If this is unintended behavior, the fix would be to read the destination address used in the initial packet and then bind to that address manually before
connect
. Reading this link, it's no surprise so few UDP programs bother to do this -- the APIs don't make it easy to get this info, and probably nobody tests their code on multi-home systems.
I ran into this as well. The issue is indeed as you describe it. The iperf server opens a UDP socket, binds it to whatever it has to listen for incoming packets on, then when it receives the first packet from the client, it connects that socket to the client's address/port as reported by recvfrom. After that, it opens and binds a new socket to be used for new incoming packets, while keeping the previous socket for this session.
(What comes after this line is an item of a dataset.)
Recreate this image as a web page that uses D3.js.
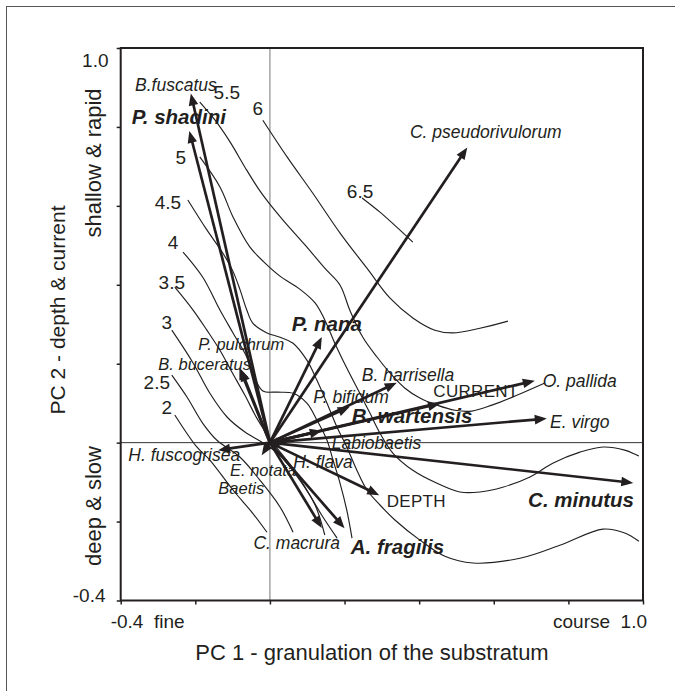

I have managed to write a quick-and-dirty fix. The only reliable way to make the kernel use the right source address is to bind the socket to it, but the current session socket has already been bound (and re-binding is forbidden). So a new socket has to be created, bound to the right source address (taken from the ip_pktinfo/ip6_pktinfo ancillary data) and connected to the client's address and port.
While this approach works, it is certainly not a fix satisfactory enough for the maintainers, as it is not satisfactory enough for me at least. Nevertheless, if you're interested, I can make a pull request.
Just to chime in and say, I just ran into this issue as well using iperf3 version 3.14 as the server. I had to -B
bind to the interface I needed.
@iazz,
While this approach works, it is certainly not a fix satisfactory enough for the maintainers, as it is not satisfactory enough for me at least.
I am not from the maintenance team, but I am interested to understand why you don't believe you fix is not satisfactory. Is it just because it is a kind of a prototype for the real fix? Is it too complex? Other?
@iazz,
While this approach works, it is certainly not a fix satisfactory enough for the maintainers, as it is not satisfactory enough for me at least.
I am not from the maintenance team, but I am interested to understand why you don't believe you fix is not satisfactory. Is it just because it is a kind of a prototype for the real fix? Is it too complex? Other?
Quite frankly, it's been a long time and I can't remember. At first glance, the fix seems quite alright. Maybe it's that this won't work on all platforms. At least it works on Linux.
You can clone it off my repository and give it a shot, if you're interested.